C-USA grows even bigger
Published 12:00 pm Friday, July 26, 2013
Asked if he could name them all, McCarney chuckled and said he might take him while.
“But I know there’s 14 this year, I think there’s 13 next year, and hopefully we’ll be back to 14 the next year after that,” McCarney said Wednesday at C-USA media day. “I’m just trying to piece it all together, I know who’s on our schedule, West, East, who’s coming, who’s going.”
The Mean Green are among six new teams in Conference USA, which this fall spans across nine states. The league got bigger even with the departures of Houston, Memphis, SMU and UCF to the Big East, whose football members later became the American Athletic Conference.
Three more teams — defending C-USA champion Tulsa, Tulane and East Carolina — are headed to the American Athletic Conference next year, when Old Dominion and Western Kentucky arrive. Conference USA expects to be back to 14 football teams when Charlotte begins play in 2015.
“If you’re involved with coaching football, you’re in the ever-changing landscape of conference affiliation,” said first-year Southern Miss coach Todd Monken, who was aware of the pending changes when he took over a Golden Eagles team that didn’t win a game last season.
Southern Miss and Tulane are the only schools remaining from when the league debuted with six teams in 1996. The Green Wave leave after this season.
“I sat here last year, same table, same place. I watched Houston, Memphis, all those guys, and I said I hope I never have to ask those questions, and here you are asking me,” second-year Tulane coach Curtis Johnson said. “You’ve got to take the old raider attitude, just wherever you play, wherever you go, whoever lines up against you, you have to play those guys, play those opponents, prepare your team and prepare yourself.”
Tulsa was the unanimous pick by the coaches in their preseason poll to win the West Division in its last C-USA season. East Carolina, another soon-departing school, is favored in the East after getting 11 of 14 first-place votes.
East Carolina coach Ruffin McNeill said it’s a bit different but “not that awkward” getting ready to play a final season before changing leagues.
“Honestly, it’s exciting to me,” Tulsa coach Bill Blankenship said. “What I’m more excited about is getting to play Texas-San Antonio and Larry Coker and North Texas in Dan McCarney, and Skip Holtz at Louisiana Tech, schools we haven’t had a lot to do with recently. That makes it a lot more exciting for us.”
The six newcomers were split equally among the two divisions, with former Sun Belt teams Middle Tennessee, Florida Atlantic and Florida International in the East. In the West are North Texas, also from the Sun Belt, and former WAC teams Louisiana Tech and UTSA.

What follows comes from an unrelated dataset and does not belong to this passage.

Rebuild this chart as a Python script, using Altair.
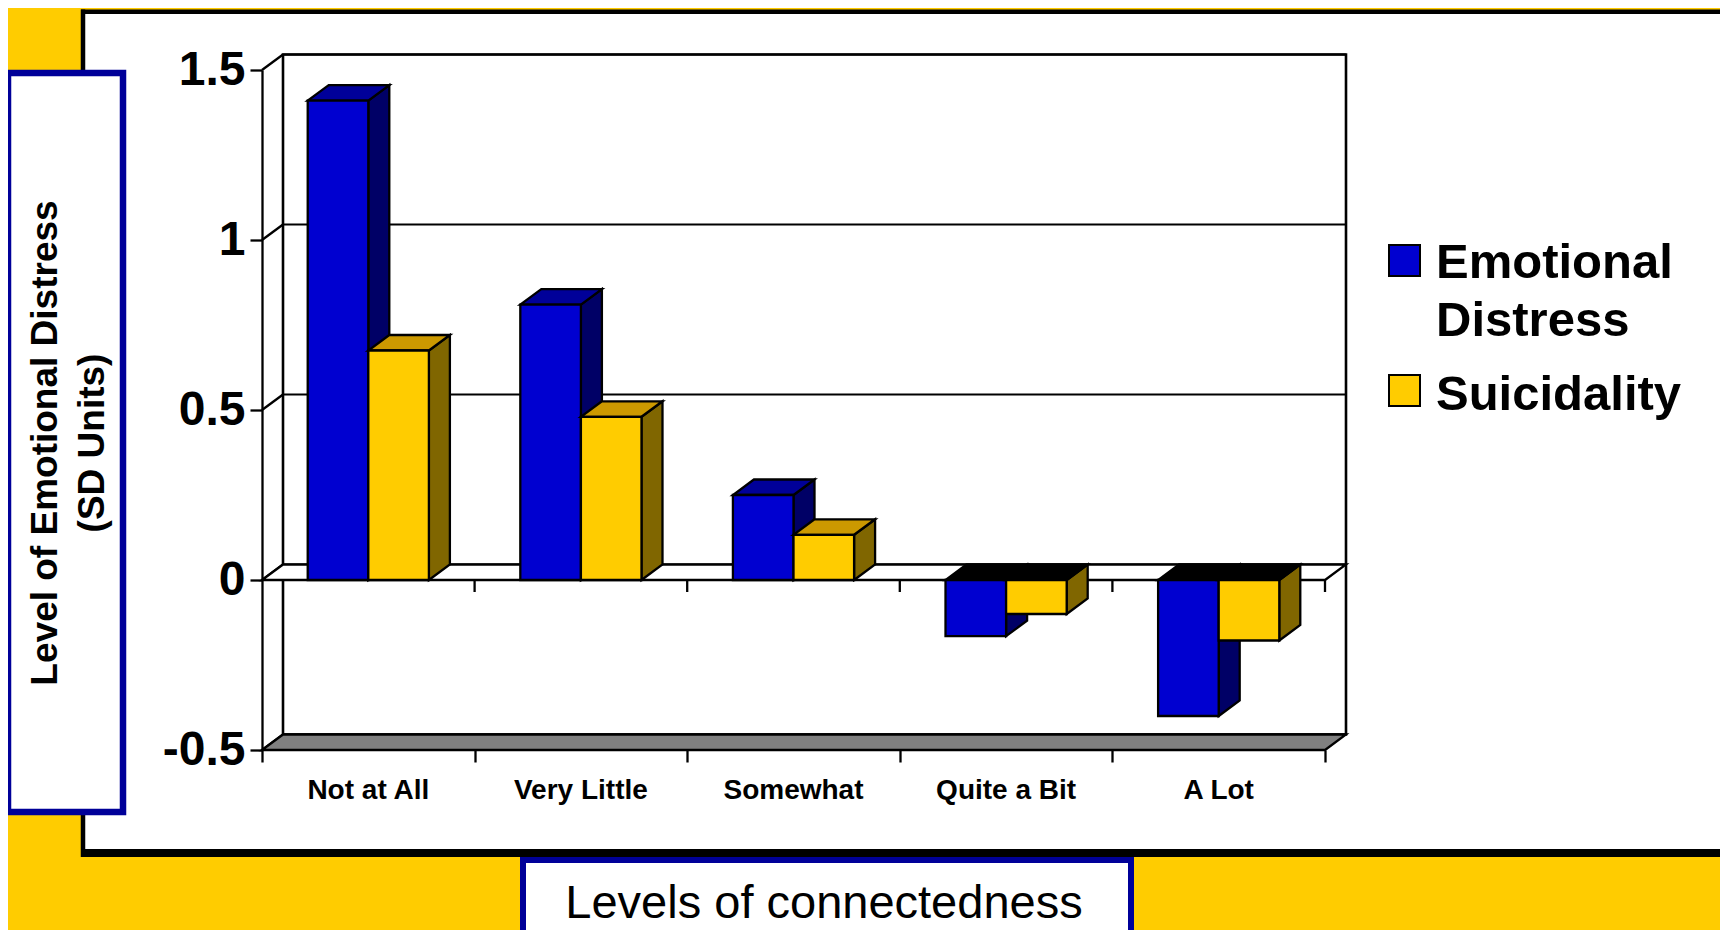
import altair as alt
import pandas as pd

# ---------------- data ----------------
categories = ["Not at All", "Very Little", "Somewhat", "Quite a Bit", "A Lot"]
emotional_distress = [1.41, 0.81, 0.25, -0.165, -0.40]
suicidality = [0.675, 0.48, 0.133, -0.10, -0.178]
series_names = ["Emotional Distress", "Suicidality"]
legend_lines = [["Emotional", "Distress"], ["Suicidality"]]
y_tick_values = [-0.5, 0, 0.5, 1, 1.5]
y_title_lines = ["Level of Emotional Distress", "(SD Units)"]
x_title = "Levels of connectedness"

# ---------------- style ----------------
FONT = "Liberation Sans"
BG = "#FFCC00"
BOX_BLUE = "#000099"
front_colors = ["#0000D0", "#FFCC00"]
top_colors = ["#000099", "#CC9900"]
side_colors = ["#000066", "#806600"]
NEG_TOP = "#000000"
FLOOR = "#808080"

W, H = 1063, 680
N = len(categories)
Y_MIN, Y_MAX = y_tick_values[0], y_tick_values[-1]
PX_X = W / N
PX_Y = H / (Y_MAX - Y_MIN)
DX = 21 / PX_X
DY = 15.5 / PX_Y
BAR_START = 0.215
BAR_W = 0.285
TICK_PX = 12
LW = 2.3

xs = alt.Scale(domain=[0, N], nice=False, zero=False)
ys = alt.Scale(domain=[Y_MIN, Y_MAX], nice=False, zero=False)
X_AX = alt.Axis(values=list(range(N + 1)), labels=False, domain=False, grid=False,
                ticks=True, tickSize=TICK_PX, tickColor="black", tickWidth=LW,
                title=None, zindex=1)
Y_AX = alt.Axis(values=y_tick_values, grid=False, domain=True, domainColor="black",
                domainWidth=LW, tickColor="black", tickWidth=LW, tickSize=TICK_PX,
                labelFont=FONT, labelFontWeight="bold", labelFontSize=48,
                labelColor="black", labelPadding=5, labelFlush=False,
                labelOverlap=False, labelExpr="toString(datum.value)",
                title=None, zindex=1)


def X(f="x"):
    return alt.X(f"{f}:Q", scale=xs, axis=X_AX, stack=False)


def Y(f="y"):
    return alt.Y(f"{f}:Q", scale=ys, axis=Y_AX, stack=False)


decor = pd.DataFrame([{"k": 0}])
layers = []

# outer white panel with black border
layers.append(alt.Chart(decor).mark_rect(fill="white").encode(
    x=alt.value(-179), x2=alt.value(1486), y=alt.value(-58.3), y2=alt.value(783)))
layers.append(alt.Chart(decor).mark_rule(color="black", strokeWidth=4.5).encode(
    x=alt.value(-179), y=alt.value(-60.5), y2=alt.value(787)))
layers.append(alt.Chart(decor).mark_rule(color="black", strokeWidth=4.5).encode(
    x=alt.value(-181), x2=alt.value(1486), y=alt.value(-58.3)))
layers.append(alt.Chart(decor).mark_rule(color="black", strokeWidth=8).encode(
    x=alt.value(-181), x2=alt.value(1486), y=alt.value(783)))

# title boxes
layers.append(alt.Chart(decor).mark_rect(fill="white", stroke=BOX_BLUE, strokeWidth=6.5).encode(
    x=alt.value(-254), x2=alt.value(-139), y=alt.value(3), y2=alt.value(742)))
layers.append(alt.Chart(decor).mark_rect(fill="white", stroke=BOX_BLUE, strokeWidth=6).encode(
    x=alt.value(261), x2=alt.value(869), y=alt.value(790), y2=alt.value(900)))

for line, xpos in zip(y_title_lines, [-216, -169]):
    layers.append(alt.Chart(decor).mark_text(
        angle=270, font=FONT, fontWeight="bold", fontSize=37, color="black",
        align="center", baseline="middle").encode(
        x=alt.value(xpos), y=alt.value(373), text=alt.value(line)))

layers.append(alt.Chart(decor).mark_text(
    font=FONT, fontSize=47, color="black", align="center", baseline="alphabetic").encode(
    x=alt.value(562), y=alt.value(848), text=alt.value(x_title)))

# back wall
wall = pd.DataFrame([{"x": DX, "x2": N + DX, "y": Y_MIN + DY, "y2": Y_MAX + DY}])
layers.append(alt.Chart(wall).mark_rect(fill="white", stroke="black", strokeWidth=2.6).encode(
    x=X(), x2="x2:Q", y=Y(), y2="y2:Q"))

grid = pd.DataFrame([{"x": DX, "x2": N + DX, "y": v + DY} for v in y_tick_values])
layers.append(alt.Chart(grid).mark_rule(color="black", strokeWidth=2).encode(
    x=X(), x2="x2:Q", y=Y()))

diag = pd.DataFrame([{"x": 0, "x2": DX, "y": v, "y2": v + DY} for v in y_tick_values])
layers.append(alt.Chart(diag).mark_rule(color="black", strokeWidth=LW).encode(
    x=X(), x2="x2:Q", y=Y(), y2="y2:Q"))

# floor
floor = pd.DataFrame([{"y": Y_MIN, "x": 0, "x2": N},
                      {"y": Y_MIN + DY, "x": DX, "x2": N + DX}])
layers.append(alt.Chart(floor).mark_area(orient="horizontal", fill=FLOOR, stroke="black",
                                         strokeWidth=LW).encode(
    y=Y(), x=X(), x2="x2:Q"))

# zero plane
zero = pd.DataFrame([{"y": 0, "x": 0, "x2": N},
                     {"y": DY, "x": DX, "x2": N + DX}])
layers.append(alt.Chart(zero).mark_area(orient="horizontal", fill="white", stroke="black",
                                        strokeWidth=LW).encode(
    y=Y(), x=X(), x2="x2:Q"))

zticks = pd.DataFrame([{"x": i, "y": 0, "y2": -TICK_PX / PX_Y} for i in range(1, N + 1)])
layers.append(alt.Chart(zticks).mark_rule(color="black", strokeWidth=LW).encode(
    x=X(), y=Y(), y2="y2:Q"))

# bars
series_values = [emotional_distress, suicidality]
for s, vals in enumerate(series_values):
    front_rows, top_rows, side_rows = [], [], []
    for i, v in enumerate(vals):
        x0 = i + BAR_START + s * BAR_W
        x1 = x0 + BAR_W
        top, bot = max(v, 0), min(v, 0)
        bid = f"{s}-{i}"
        front_rows.append(dict(series=series_names[s], cat=categories[i], bar=bid,
                               x=x0, x2=x1, y=bot, y2=top, fill=front_colors[s]))
        tcol = top_colors[s] if v > 0 else NEG_TOP
        top_rows += [dict(bar=bid, y=top, x=x0, x2=x1, fill=tcol),
                     dict(bar=bid, y=top + DY, x=x0 + DX, x2=x1 + DX, fill=tcol)]
        side_rows += [dict(bar=bid, x=x1, y=bot, y2=top, fill=side_colors[s]),
                      dict(bar=bid, x=x1 + DX, y=bot + DY, y2=top + DY, fill=side_colors[s])]
    layers.append(alt.Chart(pd.DataFrame(side_rows)).mark_area(
        orient="vertical", stroke="black", strokeWidth=LW, opacity=1).encode(
        x=X(), y=Y(), y2="y2:Q", detail="bar:N",
        color=alt.Color("fill:N", scale=None)))
    layers.append(alt.Chart(pd.DataFrame(top_rows)).mark_area(
        orient="horizontal", stroke="black", strokeWidth=LW, opacity=1).encode(
        y=Y(), x=X(), x2="x2:Q", detail="bar:N",
        color=alt.Color("fill:N", scale=None)))
    layers.append(alt.Chart(pd.DataFrame(front_rows)).mark_rect(
        stroke="black", strokeWidth=LW, opacity=1).encode(
        x=X(), x2="x2:Q", y=Y(), y2="y2:Q",
        color=alt.Color("fill:N", scale=None)))

# category labels
cat_df = pd.DataFrame([{"x": i + 0.5, "y": Y_MIN, "label": c} for i, c in enumerate(categories)])
layers.append(alt.Chart(cat_df).mark_text(
    font=FONT, fontWeight="bold", fontSize=28, color="black", dy=41,
    align="center", baseline="middle").encode(x=X(), y=Y(), text="label:N"))

# legend
sq_tops = [175, 305]
text_baselines = [[208, 266], [340]]
for s in range(len(series_names)):
    layers.append(alt.Chart(decor).mark_rect(
        fill=front_colors[s], stroke="black", strokeWidth=2).encode(
        x=alt.value(1127), x2=alt.value(1158),
        y=alt.value(sq_tops[s]), y2=alt.value(sq_tops[s] + 31)))
    for line, yb in zip(legend_lines[s], text_baselines[s]):
        layers.append(alt.Chart(decor).mark_text(
            font=FONT, fontWeight="bold", fontSize=49, color="black",
            align="left", baseline="alphabetic").encode(
            x=alt.value(1174), y=alt.value(yb), text=alt.value(line)))

chart = alt.layer(*layers).properties(
    width=W, height=H, background=BG,
    padding={"left": 254, "top": 62, "right": 395, "bottom": 180},
    autosize=alt.AutoSizeParams(type="none"),
).configure_view(strokeWidth=0)

chart.save("out.html", embed_options={"renderer": "svg", "actions": False})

Louisiana Tech has a lot of changes after going 9-3 last season while averaging 51 points and 578 total yards per game. The Bulldogs lost 32 seniors and coach Sonny Dykes left to become head coach at California.
New Bulldogs coach Skip Holtz, who won consecutive Conference USA titles at East Carolina in 2008 and 2009 before going to South Florida, is excited to be back in the league and for Louisiana Tech to have a chance to build more natural conference rivalries.
“I know for us being in Northern Louisiana and having Southern Miss, North Texas, Rice, UTSA, Tulsa, all of a sudden you’ve got car-ride trips for your fan base, where people get in the car and put the flag in the window, and they can go to a game,” Holtz said. “Their fans can also come to our place, which I think is going to be a completely different atmosphere for Louisiana Tech, because being in the WAC, every trip’s been a plane ride.”
UTSA, which didn’t even have a football team three years ago, spent only one season in the WAC and was 8-4 overall. Coach Larry Coker, the former Miami coach, expects C-USA to be a viable league and a great opportunity for the Roadrunners.
Florida Atlantic coach Carl Pelini is in a different conference for the third year in a row.
Pelini was defensive coordinator at Nebraska when the Cornhuskers switched from the Big 12 Conference to the Big Ten in 2011, then spent his first season as head coach in the Sun Belt. He said it’s “kind of fun” preparing to play completely different opponents, something he faces again next season.
“It’s insane,” Pelini said. “But that’s what college football is right now, right? The landscape changes every year.”
As first-year FIU coach Ron Turner put it after spending the past eight seasons as an NFL assistant, “There’s changes in every conference. If you don’t pick up a paper for four months, you may not know who’s in what conference. And from year to year, you’re definitely not going to know.”